= Exercise task =
Copy all the data exactly, except the pictures.
____________
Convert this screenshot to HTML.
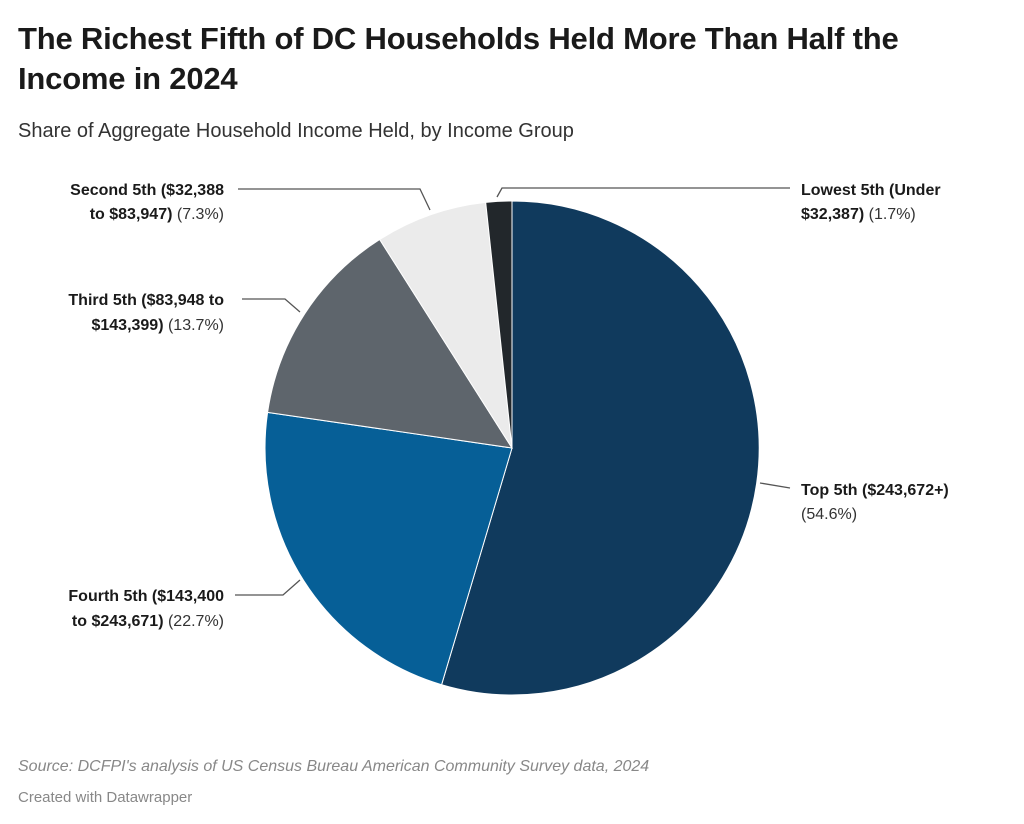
<!DOCTYPE html>
<html><head><meta charset="utf-8"><style>
body{margin:0;background:#fff;width:1024px;height:824px;overflow:hidden;font-family:"Liberation Sans",sans-serif;}
.t{position:absolute;left:18px;top:19px;font-size:31px;font-weight:bold;color:#1a1a1a;line-height:40px;width:975px;letter-spacing:-0.2px}
.s{position:absolute;left:18px;top:120px;font-size:20px;color:#333}
.src{position:absolute;left:18px;top:758px;font-size:16px;font-style:italic;color:#888}
.cr{position:absolute;left:18px;top:789px;font-size:15px;color:#888}
svg{position:absolute;left:0;top:0}
</style></head><body>
<div class="t">The Richest Fifth of DC Households Held More Than Half the Income in 2024</div>
<div class="s">Share of Aggregate Household Income Held, by Income Group</div>
<svg width="1024" height="824" font-family="Liberation Sans, sans-serif" font-size="16" fill="#333">
<g stroke="#fff" stroke-width="1">
<path d="M512,448 L512,201 A247,247 0 1 1 441.6,684.7 Z" fill="#103a5d"/>
<path d="M512,448 L441.6,684.7 A247,247 0 0 1 267.6,412.4 Z" fill="#065f97"/>
<path d="M512,448 L267.6,412.4 A247,247 0 0 1 379.7,239.5 Z" fill="#5e656c"/>
<path d="M512,448 L379.7,239.5 A247,247 0 0 1 485.7,202.4 Z" fill="#ebebeb"/>
<path d="M512,448 L485.7,202.4 A247,247 0 0 1 512,201 Z" fill="#22272b"/>
</g>
<g stroke="#555" stroke-width="1.3" fill="none">
<polyline points="238,189 420,189 430,210"/>
<polyline points="497,197 502,188 790,188"/>
<polyline points="242,299 285,299 300,312"/>
<polyline points="760,483 790,488"/>
<polyline points="235,595 283,595 300,580"/>
</g>
<text x="224" y="195" text-anchor="end"><tspan font-weight="bold" fill="#1a1a1a">Second 5th ($32,388</tspan></text>
<text x="224" y="219" text-anchor="end"><tspan font-weight="bold" fill="#1a1a1a">to $83,947)</tspan> (7.3%)</text>
<text x="801" y="195"><tspan font-weight="bold" fill="#1a1a1a">Lowest 5th (Under</tspan></text>
<text x="801" y="219"><tspan font-weight="bold" fill="#1a1a1a">$32,387)</tspan> (1.7%)</text>
<text x="224" y="305" text-anchor="end"><tspan font-weight="bold" fill="#1a1a1a">Third 5th ($83,948 to</tspan></text>
<text x="224" y="330" text-anchor="end"><tspan font-weight="bold" fill="#1a1a1a">$143,399)</tspan> (13.7%)</text>
<text x="801" y="495"><tspan font-weight="bold" fill="#1a1a1a">Top 5th ($243,672+)</tspan></text>
<text x="801" y="519">(54.6%)</text>
<text x="224" y="601" text-anchor="end"><tspan font-weight="bold" fill="#1a1a1a">Fourth 5th ($143,400</tspan></text>
<text x="224" y="626" text-anchor="end"><tspan font-weight="bold" fill="#1a1a1a">to $243,671)</tspan> (22.7%)</text>
</svg>
<div class="src">Source: DCFPI's analysis of US Census Bureau American Community Survey data, 2024</div>
<div class="cr">Created with Datawrapper</div>
</body></html>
____________
= Final result =
Convert this screenshot to HTML.
<!DOCTYPE html>
<html><head><meta charset="utf-8"><style>
body{margin:0;background:#fff;width:1024px;height:824px;overflow:hidden;font-family:"Liberation Sans",sans-serif;}
.t{position:absolute;left:18px;top:19px;font-size:31px;font-weight:bold;color:#1a1a1a;line-height:40px;width:975px;letter-spacing:-0.2px}
.s{position:absolute;left:18px;top:120px;font-size:20px;color:#333}
.src{position:absolute;left:18px;top:758px;font-size:16px;font-style:italic;color:#888}
.cr{position:absolute;left:18px;top:789px;font-size:15px;color:#888}
svg{position:absolute;left:0;top:0}
</style></head><body>
<div class="t">The Richest Fifth of DC Households Held More Than Half the Income in 2024</div>
<div class="s">Share of Aggregate Household Income Held, by Income Group</div>
<svg width="1024" height="824" font-family="Liberation Sans, sans-serif" font-size="16" fill="#333">
<g stroke="#fff" stroke-width="1">
<path d="M512,448 L512,201 A247,247 0 1 1 441.6,684.7 Z" fill="#103a5d"/>
<path d="M512,448 L441.6,684.7 A247,247 0 0 1 267.6,412.4 Z" fill="#065f97"/>
<path d="M512,448 L267.6,412.4 A247,247 0 0 1 379.7,239.5 Z" fill="#5e656c"/>
<path d="M512,448 L379.7,239.5 A247,247 0 0 1 485.7,202.4 Z" fill="#ebebeb"/>
<path d="M512,448 L485.7,202.4 A247,247 0 0 1 512,201 Z" fill="#22272b"/>
</g>
<g stroke="#555" stroke-width="1.3" fill="none">
<polyline points="238,189 420,189 430,210"/>
<polyline points="497,197 502,188 790,188"/>
<polyline points="242,299 285,299 300,312"/>
<polyline points="760,483 790,488"/>
<polyline points="235,595 283,595 300,580"/>
</g>
<text x="224" y="195" text-anchor="end"><tspan font-weight="bold" fill="#1a1a1a">Second 5th ($32,388</tspan></text>
<text x="224" y="219" text-anchor="end"><tspan font-weight="bold" fill="#1a1a1a">to $83,947)</tspan> (7.3%)</text>
<text x="801" y="195"><tspan font-weight="bold" fill="#1a1a1a">Lowest 5th (Under</tspan></text>
<text x="801" y="219"><tspan font-weight="bold" fill="#1a1a1a">$32,387)</tspan> (1.7%)</text>
<text x="224" y="305" text-anchor="end"><tspan font-weight="bold" fill="#1a1a1a">Third 5th ($83,948 to</tspan></text>
<text x="224" y="330" text-anchor="end"><tspan font-weight="bold" fill="#1a1a1a">$143,399)</tspan> (13.7%)</text>
<text x="801" y="495"><tspan font-weight="bold" fill="#1a1a1a">Top 5th ($243,672+)</tspan></text>
<text x="801" y="519">(54.6%)</text>
<text x="224" y="601" text-anchor="end"><tspan font-weight="bold" fill="#1a1a1a">Fourth 5th ($143,400</tspan></text>
<text x="224" y="626" text-anchor="end"><tspan font-weight="bold" fill="#1a1a1a">to $243,671)</tspan> (22.7%)</text>
</svg>
<div class="src">Source: DCFPI's analysis of US Census Bureau American Community Survey data, 2024</div>
<div class="cr">Created with Datawrapper</div>
</body></html>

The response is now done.